The company claims that hyperscalers have begun buying the new processor family at scale, drawn in by the cost savings of more energy-efficient chips. “At the end of the day, customers make decisions based on their total cost of ownership - they look at the compute they’re getting, what power they are spending, the floor space that they have to dedicate to their server, and that’s where we believe we have a significant advantage versus competitors,” Papermaster said.
“If we hadn't designed for this point, we would have left that open. But we believe with Bergamot, we have a compelling TCO story versus Arm competitors.”
Papermaster defended x86 against Arm, which is pitched as being more efficient. “People think ‘oh, Arm is inherently more efficient, Arm is always going to have a much, much smaller core,’” he said.
“But the biggest thing is the design point that you optimize for - if you take Arm and you optimize for the high-performance design point that we have in [AMD CPU] Genoa, and you had simultaneous multi-threading, support for instructions like 512 width vectors and neural net support, then you're gonna grow the area significantly.
“We went the other way - we had the high-performance core.
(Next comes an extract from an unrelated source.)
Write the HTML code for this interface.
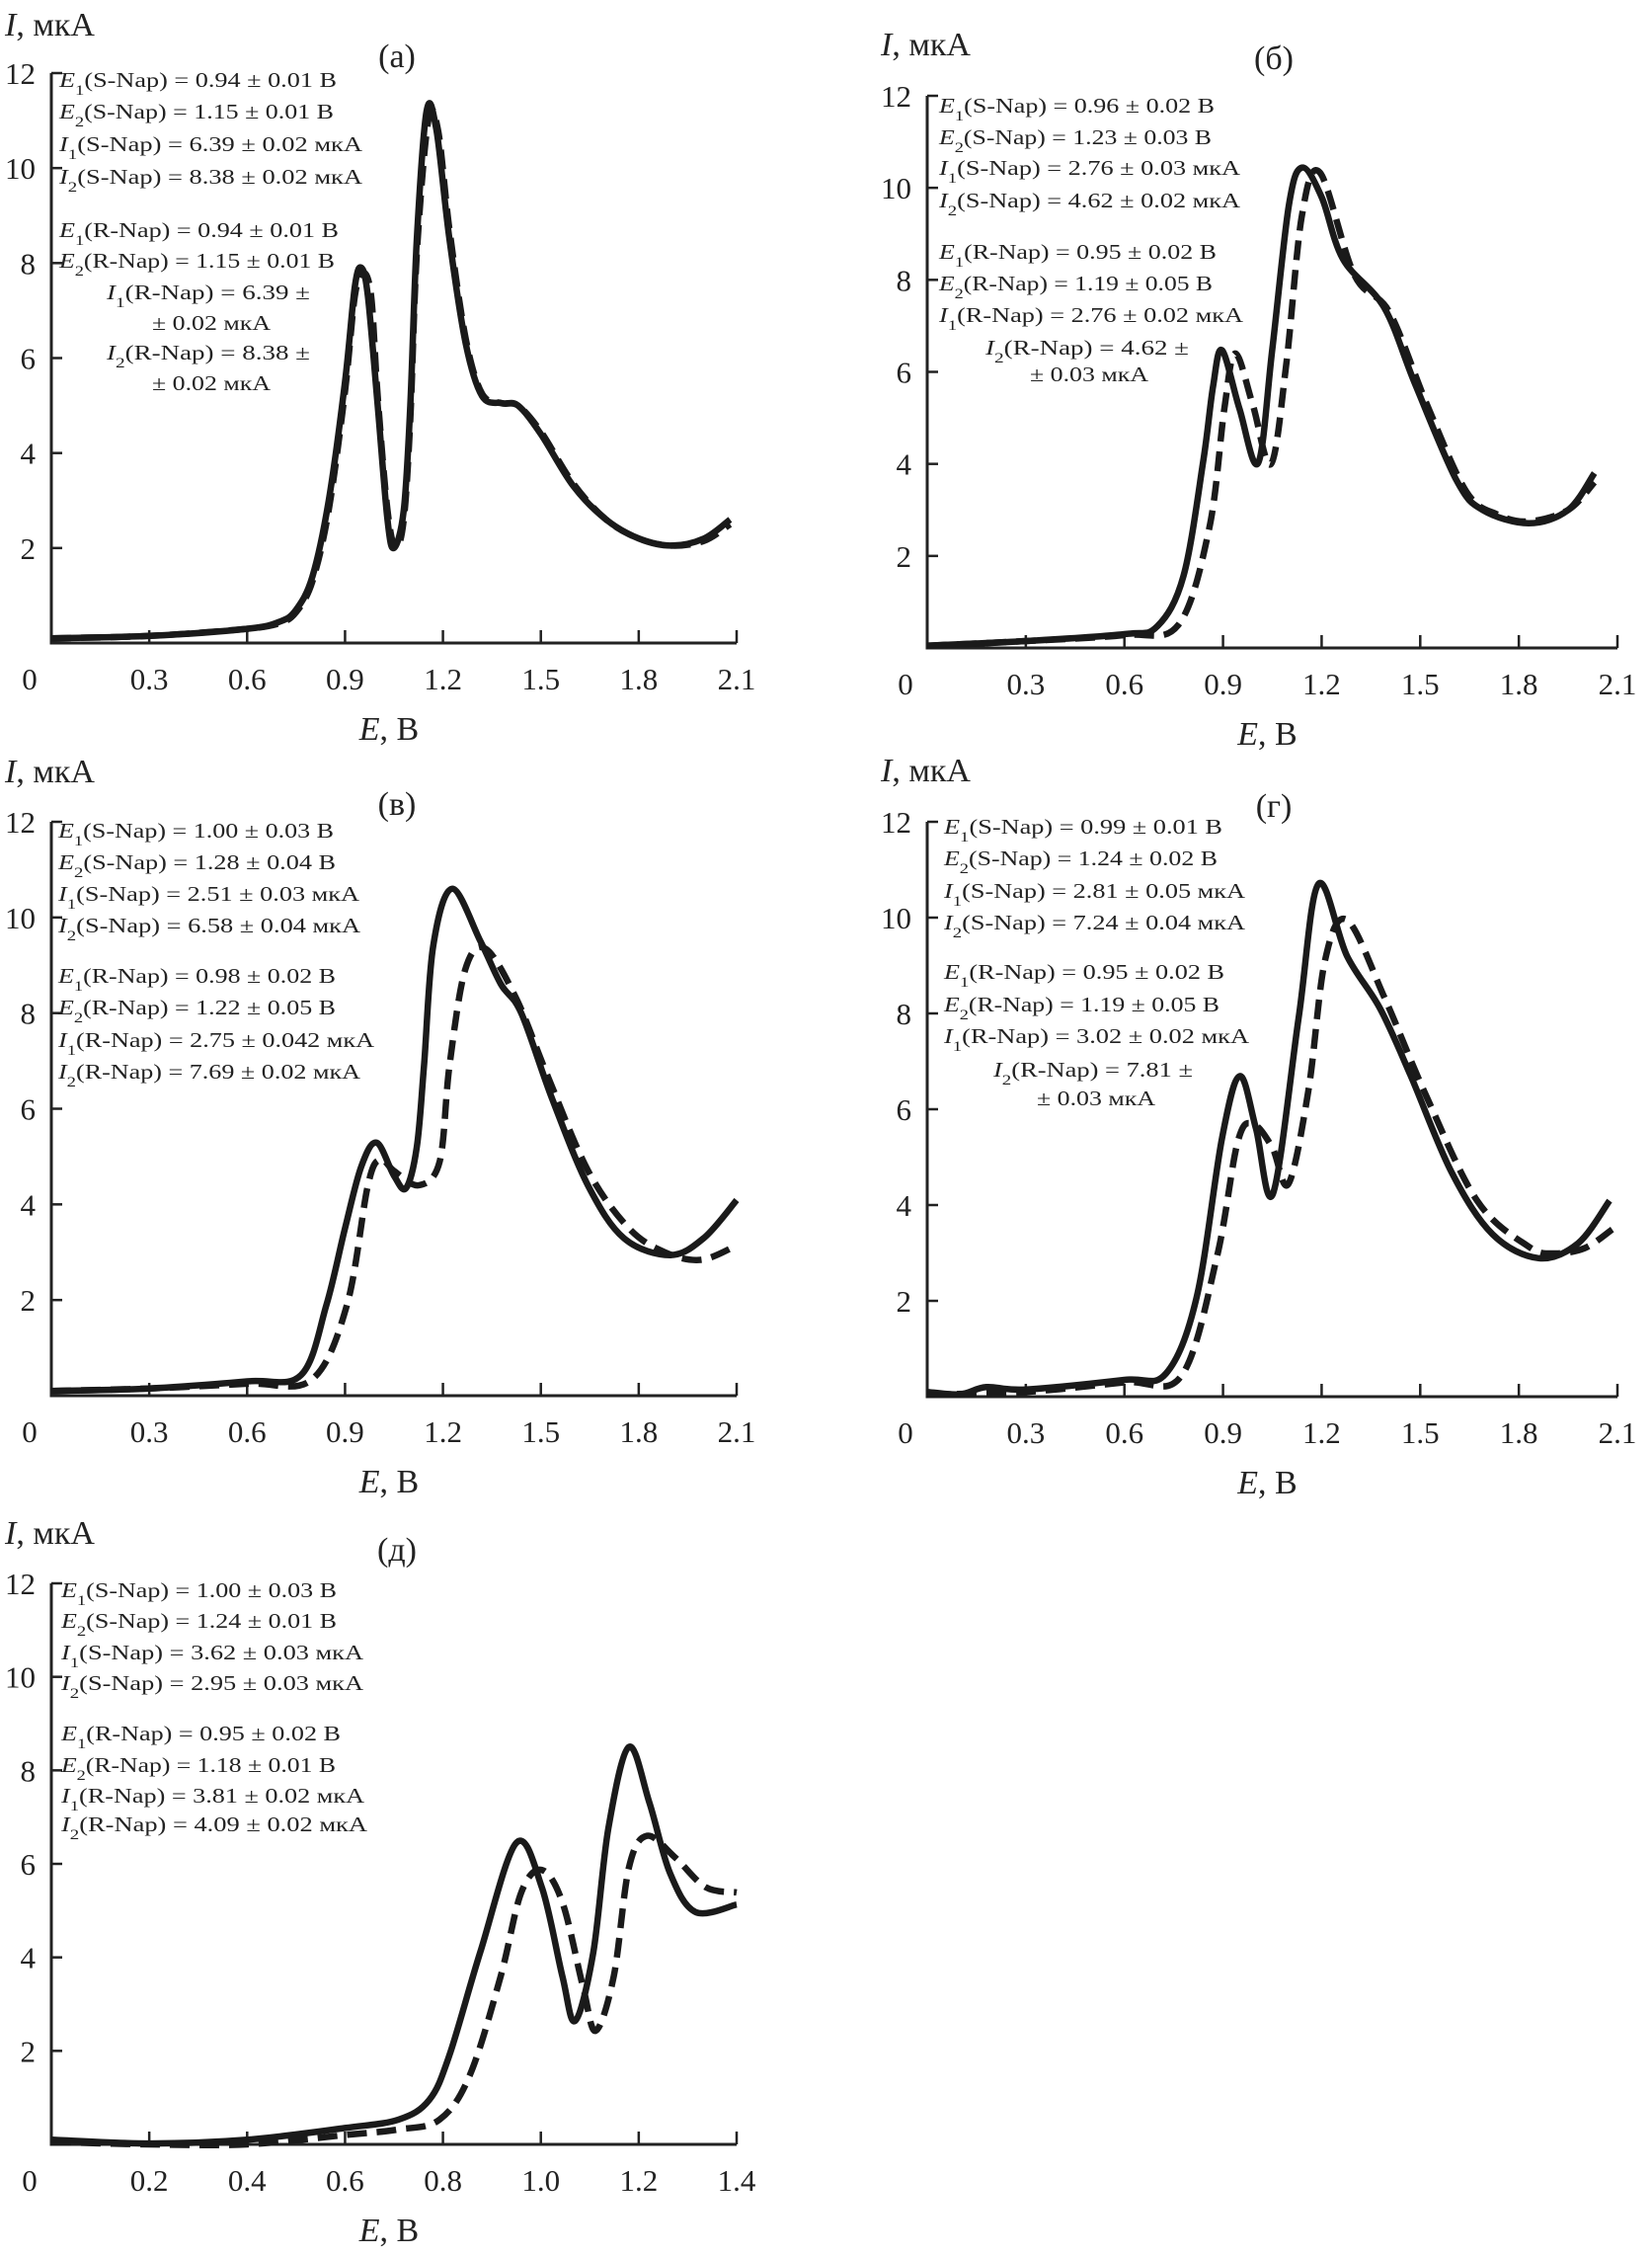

And we said for cloud-native, let's optimize at a different point of the voltage and frequency curve, but add more cores.”
He added: “I think this will put a tremendous challenge in front of our Arm competitors.”
Beyond the CPU, AMD has also tried to compete in the accelerator space, operating as a distant second GPU designer.
As generative artificial intelligence became the biggest story of the year, Nvidia has dominated headlines, wooed investors, and broken sales records.
“Right now, there's no competition for GPU in the data center,” Papermaster admitted. “Our mission in life is to bring competition.”
That mission begins with the hardware, with AMD announcing a generative AI-focused MI300X alongside its more general-purpose AI and HPC version 300A. “Will there be more variants in the future?” Papermaster posited. “I'm sure there will.”
But hardware only gets you so far, with Nvidia’s dominance extending to a broad suite of software used by AI developers, notably parallel computing platform CUDA.
“Our approach is open, and if you run in their stranglehold we can port you right over, because we're a GPU,” Papermaster said. “We have a portability tool that takes you right from CUDA to ROCm.”
ROCm doesn’t support the full CUDA API, and portability mileage might vary based on the workload. Developers still attest that CUDA is superior to a ROCm port, despite Papermaster’s claims.
“You have some tuning you have to do to get the best performance, but it will not be a bottleneck for us,” Papermaster said, noting that most programmers are not writing at the lowest level, and instead primarily use PyTorch.
AMD is also in the early stages of using AI to inform the future of its own chip design. “We have created an AI group within the company, which is identifying applications that could benefit from both predictive AI as well as generative AI. In chip design itself, we're finding that generative AI can speed our design processes in how we place and route the different elements and optimize the physical implementation.
“We're finding that it is speeding our verification on those circuits, and even our test pattern generation because you can run a model, and it'll tell you the fastest way to create accurate test patterns. We're also using it in our manufacturing, because we have analyzed all the yield data, when you test our chips at our manufacturing partners, and are identifying spot areas that might not be at the most optimum productivity point.”
How deeply AMD embraces AI is yet to be seen, and it's equally unclear how long the current AI wave will last. “Our determination is AI is not a fad,” Papermaster said, knocking on wood.
To meet this computing momentum requires AMD and its competitors to fire on all cylinders. “You have to have a balanced computer,” Papermaster said. “We have to attack all the elements at once. There's not one bottleneck: Every generation, what you see us do is improve the Compute Engines, improve the bandwidth to memory, the network conductivity, and the I/O connectivity.
“We are big believers in a balanced computer. As soon as you get fixated on one bottleneck, you're screwed.”